Raymond pushed back on that tip somewhat.
“How rigorous is the methodology? That is my first question,” she said. “Reporters need a basic review on what a good research methodology looks like. If the research design is good, you can’t really mess with the data. So I look at design before I look at the author.”
But she added, “You’ll be able to see any bias over a series of articles. Look for if they trend pro or con or neutral.”
Raymond said she has had to walk away from funders who wanted to set out a study’s conclusion in advance. “I vet my funders. I ask, ‘Are you going to be unhappy if I throw you under the bus?’”she said. “I’ve been sent to Siberia by some funders.”
CREDO has received financial support from numerous sources for its research, including the Michael & Susan Dell Foundation, the Robertson Foundation, and the Walton Family Foundation. The National Education Policy Center also has received financial support from various organizations, including the Atlantic Philanthropies, the Ford Foundation, and the two national teachers’ unions — the American Federation of Teachers and the National Education Association. (The Education Writers Association has received grants from the Ford Foundation, Michael & Susan Dell Foundation, and the Walton Family Foundation as well as event sponsorships from the AFT and NEA.)
One thing that both panelists and the moderator agreed on was how important it is for reporters to read entire reports, even when the page count climbs into the hundreds.

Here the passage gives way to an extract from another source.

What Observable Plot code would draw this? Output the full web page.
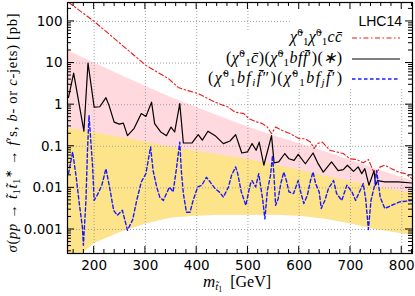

“What we have found is the executive summary and press release is where you are most likely to find spin,” said Welner.
The Research ‘Frontier’
Moving forward, Raymond said that the work of journalists is important to answering the big questions about charter schools. She pointed to work done by Danielle Dreilinger of the New Orleans Times-Picayune as a prime example of the importance of reporting (Dreilinger’s series on the prospects for students who graduated from KIPP charter schools in New Orleans was supported by an Education Writers Association Reporting Fellowship.)
“I can tell you what the KIPP data look like, but she’s telling a much different story on the ground,” Raymond said. “I think it’s the combination of those two things that actually represent the research frontier.”